Shows the CPU usage sum of all Dockers for each service.

It provides a view on the cluster usage without limiting to services. You'll also find:

  • Elasticsearch
  • Redis
  • Traefik
  • Metricbeat
  • Filebeat

It allows to see any unexpected usage.

For instance, Filebeat is using a lot of CPU, because we have one for each node, and it tracks all logs, even not Spider's.

ServersScreen-DockersCPU.png

Dockers average RAM usage - timed graph

Shows the average RAM usage of all Dockers for each service.

Without surprise, Elasticsearch outranges all others.

ServersScreen-DockersRAM.png

Services items - aggregated grid

Shows major metrics for each service instance / pod, and their trend:

  • CPU
  • RAM
  • Count of warn and errors logs

This grid is for factual figures and mainly designed to export data.

ServersScreen-ServicesItems.png

Redis used RAM - timed graph

Shows the memory usage of Redis over time.

  • When the processing of pollers and parsing is too slow, Redis accumulates data and can reach its maximum (1GB for default)
  • The more stable the better.

ServersScreen-RedisRAM.png

ES nodes free RAM - timed graph

Show the free RAM for each Elasticsearch node / pod.

  • The lower, the better.
  • The more stable the better.

ServersScreen-ESNodesRAM.png

Redis CPU usage - timed graph

Shows the CPU usage of Redis databases instances.

  • Nothing special to say... it is so small!
  • Usually, I noticed a proportional ratio of 1% CPU for 1000 req/s load.
  • The number of instances and what they hosts is configurable

ServersScreen-RedisCPU.png

ES nodes CPU usage - timed graph

Shows the CPU usage of Elasticsearch inside each node / Pod of Elasticsearch cluster.

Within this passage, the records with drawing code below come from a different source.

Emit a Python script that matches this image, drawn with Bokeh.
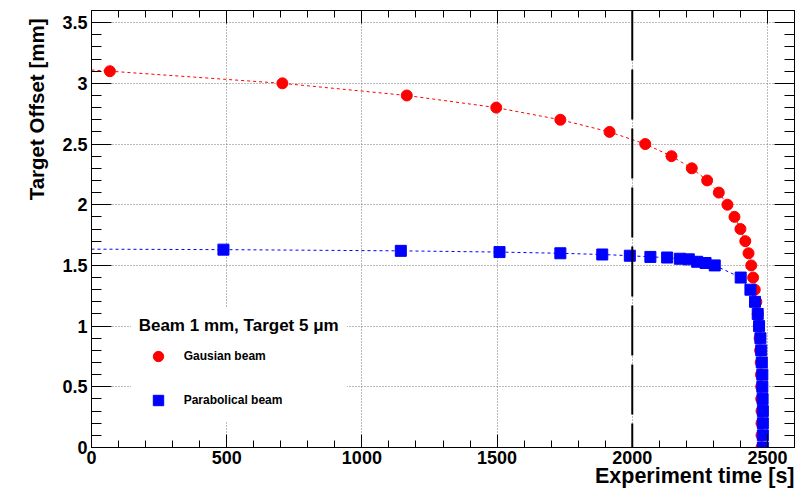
import math
from bokeh.plotting import figure
from bokeh.models import Range1d, FixedTicker, LinearAxis, Span, Legend, LegendItem, Title
from bokeh.embed import file_html
from bokeh.resources import INLINE

# ---- data ----
red_t = [68, 706, 1166, 1497, 1734, 1916, 2048, 2145, 2220, 2277,
         2320, 2352, 2378, 2400, 2418, 2430, 2440, 2447, 2453, 2459,
         2464, 2468, 2471, 2473, 2475, 2476, 2477, 2477, 2478, 2478, 2478, 2478]
red_y = [3.1, 3.0, 2.9, 2.8, 2.7, 2.6, 2.5, 2.4, 2.3, 2.2,
         2.1, 2.0, 1.9, 1.8, 1.7, 1.6, 1.5, 1.4, 1.3, 1.2,
         1.1, 1.0, 0.9, 0.8, 0.7, 0.6, 0.5, 0.4, 0.3, 0.2, 0.1, 0.0]
blue_t = [488, 1144, 1509, 1734, 1889, 1991, 2067, 2129, 2176, 2209,
          2240, 2271, 2305, 2401, 2437, 2454, 2464, 2469, 2474, 2477,
          2479, 2481, 2481, 2482, 2483, 2483, 2483, 2483]
blue_y = [1.63, 1.62, 1.61, 1.60, 1.59, 1.58, 1.57, 1.565, 1.555, 1.55,
          1.53, 1.52, 1.50, 1.4, 1.3, 1.2, 1.1, 1.0, 0.9, 0.8,
          0.7, 0.6, 0.5, 0.4, 0.3, 0.2, 0.1, 0.0]
# curve start values at t = 0
red_fit_start = 3.11
blue_fit_start = 1.634

x_ticks = [0, 500, 1000, 1500, 2000, 2500]
x_tick_labels = ["0", "500", "1000", "1500", "2000", "2500"]
x_minor = list(range(0, 2601, 100))
y_ticks = [0, 0.5, 1, 1.5, 2, 2.5, 3, 3.5]
y_tick_labels = ["0", "0.5", "1", "1.5", "2", "2.5", "3", "3.5"]
y_minor = [i / 10 for i in range(0, 37)]
marker_time = 2000

series_names = ["Gausian beam", "Parabolical beam"]
legend_title = "Beam 1 mm, Target 5 \u03bcm"
x_title = "Experiment time [s]"
y_title = "Target Offset [mm]"

FONT = "Liberation Sans"

p = figure(width=797, height=498, output_backend="svg", toolbar_location=None,
           x_range=Range1d(0, 2600), y_range=Range1d(0, 3.6),
           min_border_left=91, min_border_right=3, min_border_top=10, min_border_bottom=51)
p.outline_line_color = None
p.background_fill_color = "white"
p.border_fill_color = "white"

xt = FixedTicker(ticks=x_ticks, minor_ticks=x_minor)
yt = FixedTicker(ticks=y_ticks, minor_ticks=y_minor)

def style_axis(ax, ticker, major_len, minor_len, overrides, show):
    ax.ticker = ticker
    ax.major_tick_in = major_len
    ax.major_tick_out = 0
    ax.minor_tick_in = minor_len
    ax.minor_tick_out = 0
    ax.axis_line_color = "black"
    ax.major_tick_line_color = "black"
    ax.minor_tick_line_color = "black"
    ax.major_label_text_font = FONT
    ax.major_label_text_font_style = "bold"
    ax.major_label_text_color = "black"
    if show:
        ax.major_label_text_font_size = "18px"
        ax.major_label_overrides = overrides
    else:
        ax.major_label_text_font_size = "1px"
        ax.major_label_standoff = 0
        ax.major_label_overrides = {k: "" for k in overrides}

xo = {t: l for t, l in zip(x_ticks, x_tick_labels)}
yo = {t: l for t, l in zip(y_ticks, y_tick_labels)}
style_axis(p.xaxis[0], xt, 13, 7, xo, True)
p.xaxis[0].major_label_standoff = 3
style_axis(p.yaxis[0], yt, 20, 10, yo, True)
p.yaxis[0].major_label_standoff = 4

p.xgrid.ticker = xt
p.ygrid.ticker = yt
for g in (p.xgrid, p.ygrid):
    g.grid_line_color = "#777777"
    g.grid_line_dash = "1 2"
    g.grid_line_width = 1

top_ax = LinearAxis()
style_axis(top_ax, xt, 13, 7, xo, False)
p.add_layout(top_ax, "above")
right_ax = LinearAxis()
style_axis(right_ax, yt, 20, 10, yo, False)
p.add_layout(right_ax, "right")

# vertical dashed marker
p.add_layout(Span(location=marker_time, dimension="height", line_color="black",
                  line_width=2, line_dash="50 9"))

# curves
p.line([0] + red_t, [red_fit_start] + red_y, line_color="red", line_width=1, line_dash="3 3")
r_red = p.scatter(red_t, red_y, marker="circle", size=11, fill_color="red", line_color="red")
p.line([0] + blue_t, [blue_fit_start] + blue_y, line_color="blue", line_width=1, line_dash="3 3")
r_blue = p.scatter(blue_t, blue_y, marker="square", size=11, fill_color="blue", line_color="blue")

legend = Legend(items=[LegendItem(label=series_names[0], renderers=[r_red]),
                       LegendItem(label=series_names[1], renderers=[r_blue])],
                location=(39.7, 26.4), title=legend_title,
                title_text_font=FONT, title_text_font_style="bold", title_text_font_size="17px",
                title_text_color="black", title_standoff=7,
                label_text_font=FONT, label_text_font_style="bold", label_text_font_size="12px",
                label_text_color="black",
                glyph_width=38, glyph_height=26, label_standoff=7, spacing=18, padding=8,
                margin=0, border_line_alpha=0, background_fill_color="white",
                background_fill_alpha=1.0)
p.add_layout(legend, "center")

xt_title = Title(text=x_title, align="right", vertical_align="top", offset=0,
                 text_font=FONT, text_font_style="bold", text_font_size="21.5px",
                 text_color="black")
try:
    xt_title.standoff = -6
except Exception:
    xt_title.standoff = 0
p.add_layout(xt_title, "below")

yt_title = Title(text=y_title, align="right", vertical_align="bottom", offset=8,
                 standoff=23, text_font=FONT, text_font_style="bold",
                 text_font_size="20.5px", text_color="black")
p.add_layout(yt_title, "left")

open("out.html", "w").write(file_html(p, INLINE))
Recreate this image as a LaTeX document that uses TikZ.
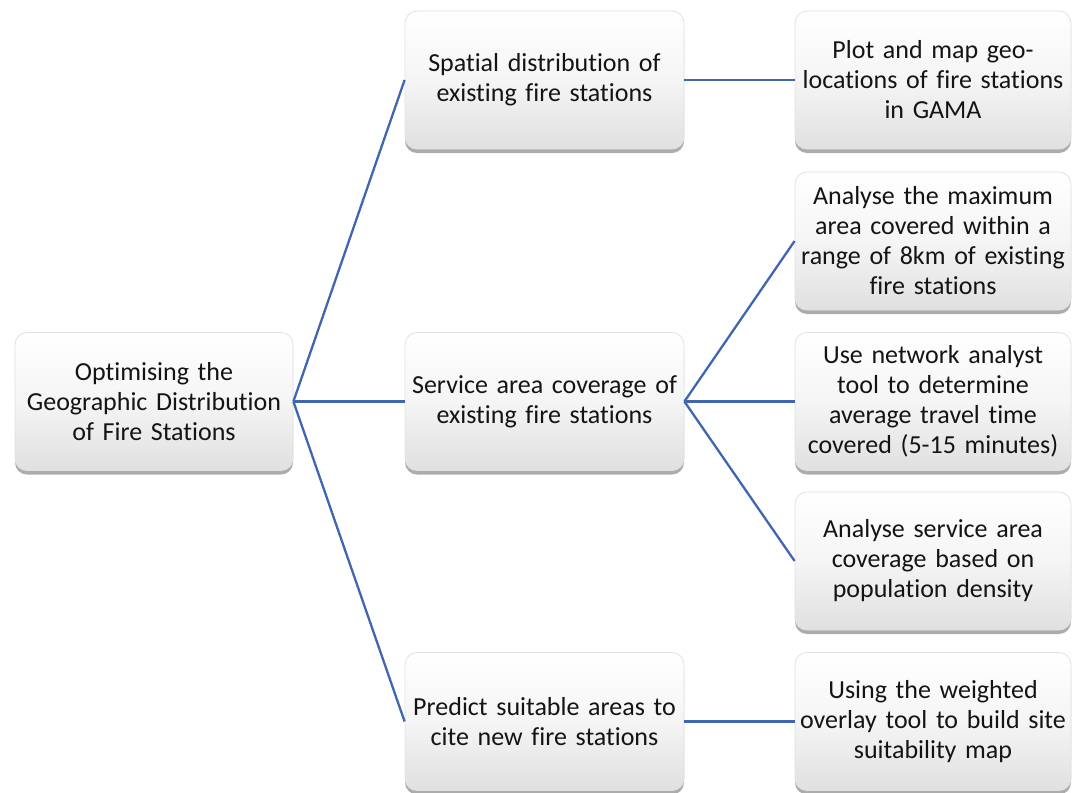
\documentclass[tikz,border=0pt]{standalone}
\usepackage{fontspec}
\setmainfont{Carlito}[Ligatures=NoCommon]
\usetikzlibrary{shadows}
\definecolor{linkblue}{RGB}{64,102,176}
\definecolor{boxline}{RGB}{225,225,225}
\definecolor{boxbot}{RGB}{224,224,224}
\definecolor{txt}{RGB}{20,20,20}
\tikzset{
  box/.style={rectangle, rounded corners=12pt, draw=boxline, line width=0.8pt,
    top color=white, bottom color=boxbot, middle color=white!96!black,
    drop shadow={shadow xshift=0pt, shadow yshift=-4pt, opacity=0.5, fill=black!65},
    minimum height=138pt, align=center, text=txt, inner sep=2pt,
    font=\fontsize{26}{30}\selectfont},
  rootbox/.style={box, minimum width=278pt, text width=274pt},
  midbox/.style={box, minimum width=279pt, text width=275pt},
  leafbox/.style={box, minimum width=276pt, text width=272pt},
  link/.style={draw=linkblue, line width=2.3pt}
}
\begin{document}
\begin{tikzpicture}[x=1pt,y=-1pt]
\useasboundingbox (0,0) rectangle (1072,793);
\node[rootbox] (root) at (154,401.5) {Optimising the\\Geographic Distribution\\of Fire Stations};
\node[midbox] (spatial) at (544.5,80) {Spatial distribution of\\existing fire stations};
\node[midbox] (service) at (544.5,401.5) {Service area coverage of\\existing fire stations};
\node[midbox] (predict) at (544.5,721.5) {Predict suitable areas to\\cite new fire stations};
\node[leafbox] (plot) at (933,80) {Plot and map geo-\\locations of fire stations\\in GAMA};
\node[leafbox] (maxarea) at (933,241) {Analyse the maximum\\area covered within a\\range of 8km of existing\\fire stations};
\node[leafbox] (network) at (933,401.5) {Use network analyst\\tool to determine\\average travel time\\covered (5-15 minutes)};
\node[leafbox] (density) at (933,561) {Analyse service area\\coverage based on\\population density};
\node[leafbox] (overlay) at (933,721.5) {Using the weighted\\overlay tool to build site\\suitability map};
\draw[link] (root.east) -- (spatial.west);
\draw[link] (root.east) -- (service.west);
\draw[link] (root.east) -- (predict.west);
\draw[link] (spatial.east) -- (plot.west);
\draw[link] (service.east) -- (maxarea.west);
\draw[link] (service.east) -- (network.west);
\draw[link] (service.east) -- (density.west);
\draw[link] (predict.east) -- (overlay.west);
\end{tikzpicture}
\end{document}
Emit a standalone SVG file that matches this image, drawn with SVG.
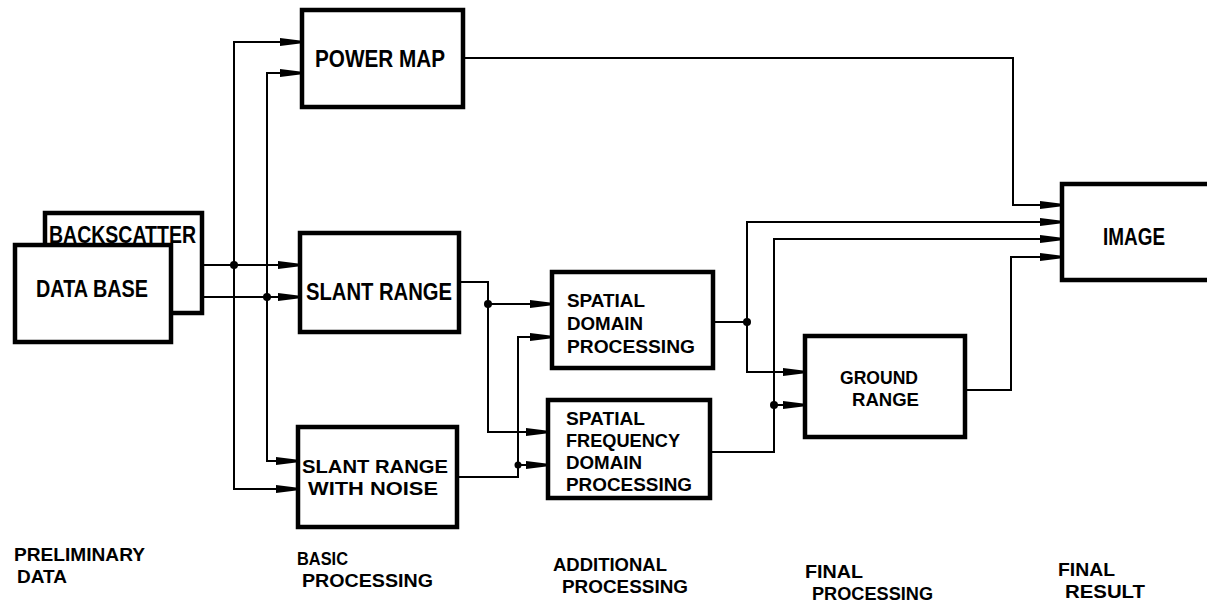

  • Maximum at 100% for each node.
  • Stability is a key

ServersScreen-ESNodesCPU.png

Elasticsearch heap used - timed graph

Shows the JVM Heap used of Elasticsearch on each node.

  • Should not reach the limit (configurable)

ServersScreen-ESNodesHeap.png

Elasticsearch disk used - timed graph

Shows the disk used on each ES node.

  • Should not reach the limit (configurable)

ServersScreen-ESNodesDisk.png